All through the pandemic years the concerns over the health of the children, and of course the teachers, has been in conflict with the need to get the children out of the home so that parents can go to their workplace for 8 hrs/ 40 hrs. Some have more or less stated we simply can’t afford not to get the children out of the house. Others have said we must come up  with ways to keep the children pandemic safe, even if it means they stay at home.

So in that discussion,  the function of schools as the only place for teaching comes to the fore, and the desperate needs for alternatives through innovation are highlighted.

What happens at home if the children stay there, and need care within the home, rather than daycare/ education outside the home? Generally that’s only possible if parents or at least grandparents/ aunts/ uncles etc are at home with the kids. Community Schools were conceived as a way to involve parental and extended family resources in  providing social services in the neighborhood,  but also to support learning through support and supervision of the children…an extended community of learning, if you will.

 

How do Community Schools handle the pandemic needs for “offsite” communities of learning? We know there is a great push for online access and connectivity for those students lacking it, often because of cost.

And what of schools where parents are newly working from home? What forms of learning communities are appropriate and practical within a neighborhood group of similar lifestyles? IF WFH is a big part of the economy, how does that affect the warehousing needs for children/ students? Should school buildings be re-designed to be physical meeting places for more virtual learning communities, or for something useful as yet unimagined?

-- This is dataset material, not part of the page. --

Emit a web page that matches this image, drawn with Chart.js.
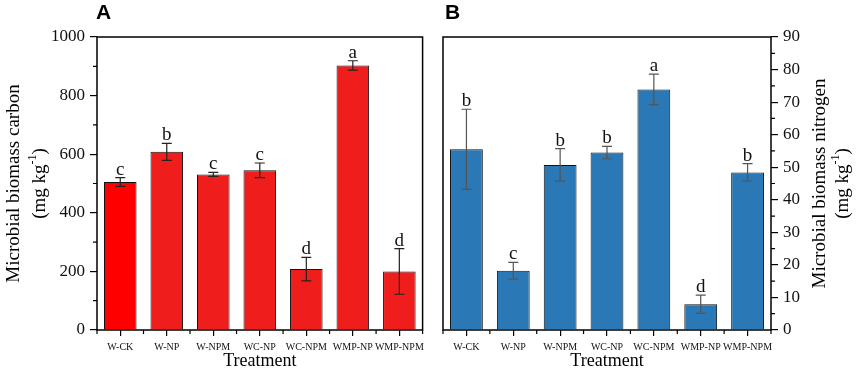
<!DOCTYPE html>
<html>
<head>
<meta charset="utf-8">
<script src="https://cdn.jsdelivr.net/npm/chart.js@4.4.1/dist/chart.umd.min.js"></script>
<style>
  html, body { margin: 0; padding: 0; background: #fff; }
  #wrap { position: relative; width: 858px; height: 370px; }
  .panel { position: absolute; top: 0; width: 429px; height: 370px; }
</style>
</head>
<body>
<div id="wrap">
  <div class="panel" style="left:0"><canvas id="chartA" width="429" height="370"></canvas></div>
  <div class="panel" style="left:429px"><canvas id="chartB" width="429" height="370"></canvas></div>
</div>
<script>
// ---- data ----
const treatments = ['W-CK', 'W-NP', 'W-NPM', 'WC-NP', 'WC-NPM', 'WMP-NP', 'WMP-NPM'];

const mbcValues  = [505, 608, 531, 545, 208, 903, 200];
const mbcErrors  = [15, 29, 7, 25, 40, 16, 78];
const mbcLetters = ['c', 'b', 'c', 'c', 'd', 'a', 'd'];
const mbcMajorTicks = [0, 200, 400, 600, 800, 1000];
const mbcMinorTicks = [100, 300, 500, 700, 900];

const mbnValues  = [55.5, 18.2, 50.7, 54.5, 73.9, 7.9, 48.4];
const mbnErrors  = [12.3, 2.6, 5.0, 1.9, 4.7, 2.8, 2.7];
const mbnLetters = ['b', 'c', 'b', 'b', 'a', 'd', 'b'];
const mbnMajorTicks = [0, 10, 20, 30, 40, 50, 60, 70, 80, 90];
const mbnMinorTicks = [5, 15, 25, 35, 45, 55, 65, 75, 85];

const SERIF = '"Liberation Serif", "Times New Roman", serif';
const SANS = '"Liberation Sans", Arial, sans-serif';

// draws "(mg kg-1)" style text with a superscript, centred at 0,0 (already rotated)
function drawUnit(ctx, size) {
  const small = Math.round(size * 0.62);
  ctx.font = size + 'px ' + SERIF;
  const a = '(mg kg', c = ')';
  const wa = ctx.measureText(a).width, wc = ctx.measureText(c).width;
  ctx.font = small + 'px ' + SERIF;
  const wb = ctx.measureText('-1').width;
  let x = -(wa + wb + wc) / 2;
  ctx.textAlign = 'left';
  ctx.textBaseline = 'middle';
  ctx.font = size + 'px ' + SERIF;
  ctx.fillText(a, x, 0);
  x += wa;
  ctx.font = small + 'px ' + SERIF;
  ctx.fillText('-1', x, -size * 0.38);
  x += wb;
  ctx.font = size + 'px ' + SERIF;
  ctx.fillText(c, x, 0);
}

function makeChart(id, opt) {
  const extras = {
    id: 'extras' + id,
    afterDatasetsDraw(chart) {
      const ctx = chart.ctx;
      const area = chart.chartArea;
      const x = chart.scales.x, y = chart.scales.y;
      const meta = chart.getDatasetMeta(0);
      ctx.save();
      // error bars + letters
      meta.data.forEach((bar, i) => {
        const v = opt.values[i], e = opt.errors[i];
        const yt = y.getPixelForValue(v + e), yb = y.getPixelForValue(v - e);
        ctx.strokeStyle = opt.errColor;
        ctx.lineWidth = 1.2;
        ctx.beginPath();
        ctx.moveTo(bar.x, yt); ctx.lineTo(bar.x, yb);
        ctx.moveTo(bar.x - 5, yt); ctx.lineTo(bar.x + 5, yt);
        ctx.moveTo(bar.x - 5, yb); ctx.lineTo(bar.x + 5, yb);
        ctx.stroke();
        ctx.fillStyle = '#111';
        ctx.font = '19px ' + SERIF;
        ctx.textAlign = 'center';
        ctx.textBaseline = 'alphabetic';
        ctx.fillText(opt.letters[i], bar.x, yt - 3);
      });
      // frame
      ctx.strokeStyle = '#000';
      ctx.lineWidth = 1.5;
      ctx.strokeRect(area.left, area.top, area.right - area.left, area.bottom - area.top);
      // minor ticks on y
      ctx.lineWidth = 1.2;
      ctx.beginPath();
      opt.minorTicks.forEach(t => {
        const py = y.getPixelForValue(t);
        if (opt.side === 'left') { ctx.moveTo(area.left, py); ctx.lineTo(area.left - 4, py); }
        else { ctx.moveTo(area.right, py); ctx.lineTo(area.right + 4, py); }
      });
      // minor ticks on x at category boundaries
      for (let i = 0; i <= treatments.length; i++) {
        const px = x.getPixelForValue(i - 0.5);
        ctx.moveTo(px, area.bottom); ctx.lineTo(px, area.bottom + 4);
      }
      ctx.stroke();
      // x title
      ctx.fillStyle = '#000';
      ctx.font = '18px ' + SERIF;
      ctx.textAlign = 'center';
      ctx.textBaseline = 'middle';
      ctx.fillText('Treatment', (area.left + area.right) / 2, 361);
      // y title (two lines, rotated)
      const cy = (area.top + area.bottom) / 2;
      ctx.save();
      ctx.translate(opt.titleX1, cy);
      ctx.rotate(-Math.PI / 2);
      ctx.font = '19px ' + SERIF;
      ctx.fillText(opt.yTitle, 0, 0);
      ctx.restore();
      ctx.save();
      ctx.translate(opt.titleX2, cy);
      ctx.rotate(-Math.PI / 2);
      drawUnit(ctx, 19);
      ctx.restore();
      // panel letter
      ctx.font = 'bold 21px ' + SANS;
      ctx.textAlign = 'left';
      ctx.textBaseline = 'middle';
      ctx.fillText(opt.panel, opt.panelX, 13);
      ctx.restore();
    }
  };

  return new Chart(document.getElementById(id), {
    type: 'bar',
    data: {
      labels: treatments,
      datasets: [{
        data: opt.values,
        backgroundColor: opt.colors,
        borderColor: '#111',
        borderWidth: 1,
        barPercentage: 0.7,
        categoryPercentage: 1.0
      }]
    },
    options: {
      responsive: false,
      animation: false,
      devicePixelRatio: 1,
      layout: { padding: opt.padding },
      plugins: { legend: { display: false }, tooltip: { enabled: false } },
      scales: {
        x: {
          grid: { display: true, drawOnChartArea: false, offset: false, tickLength: 6, color: '#000', lineWidth: 1.2 },
          border: { display: false },
          ticks: { color: '#111', font: { family: SERIF, size: 10 }, padding: 5, maxRotation: 0, autoSkip: false },
          afterFit: s => { s.height = 40; }
        },
        y: {
          position: opt.side,
          min: 0,
          max: opt.max,
          afterBuildTicks: s => { s.ticks = opt.majorTicks.map(v => ({ value: v })); },
          grid: { display: true, drawOnChartArea: false, tickLength: 7, color: '#000', lineWidth: 1.2 },
          border: { display: false },
          ticks: { color: '#111', font: { family: SERIF, size: 17 }, padding: 5, callback: v => String(v) },
          afterFit: s => { s.width = opt.axisWidth; }
        }
      }
    },
    plugins: [extras]
  });
}

makeChart('chartA', {
  values: mbcValues, errors: mbcErrors, letters: mbcLetters,
  majorTicks: mbcMajorTicks, minorTicks: mbcMinorTicks, max: 1000,
  colors: ['#fe0000', '#f01d1d', '#f01d1d', '#f01d1d', '#f01d1d', '#f01d1d', '#f01d1d'],
  errColor: '#222', side: 'left', axisWidth: 97,
  padding: { top: 37, right: 3, left: 0, bottom: 0 },
  yTitle: 'Microbial biomass carbon', titleX1: 14, titleX2: 40,
  panel: 'A', panelX: 96
});

makeChart('chartB', {
  values: mbnValues, errors: mbnErrors, letters: mbnLetters,
  majorTicks: mbnMajorTicks, minorTicks: mbnMinorTicks, max: 90,
  colors: '#2a78b5',
  errColor: '#555', side: 'right', axisWidth: 87,
  padding: { top: 37, right: 0, left: 14, bottom: 0 },
  yTitle: 'Microbial biomass nitrogen', titleX1: 391, titleX2: 414,
  panel: 'B', panelX: 16
});
</script>
</body>
</html>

And how might that evolve along the “Community Schools” model? Would it still apply, when social services like meals, healthcare and after hour supervision aren’t real needs?

A lot of unknowns, and it can appear at times that we will simply return to the old school status quo. At other times, it seems clear that we are in the middle of great changes in how we “do education and learning” in the US. The keyword “Community” is certainly getting a full workout as to what that might mean for education going forward.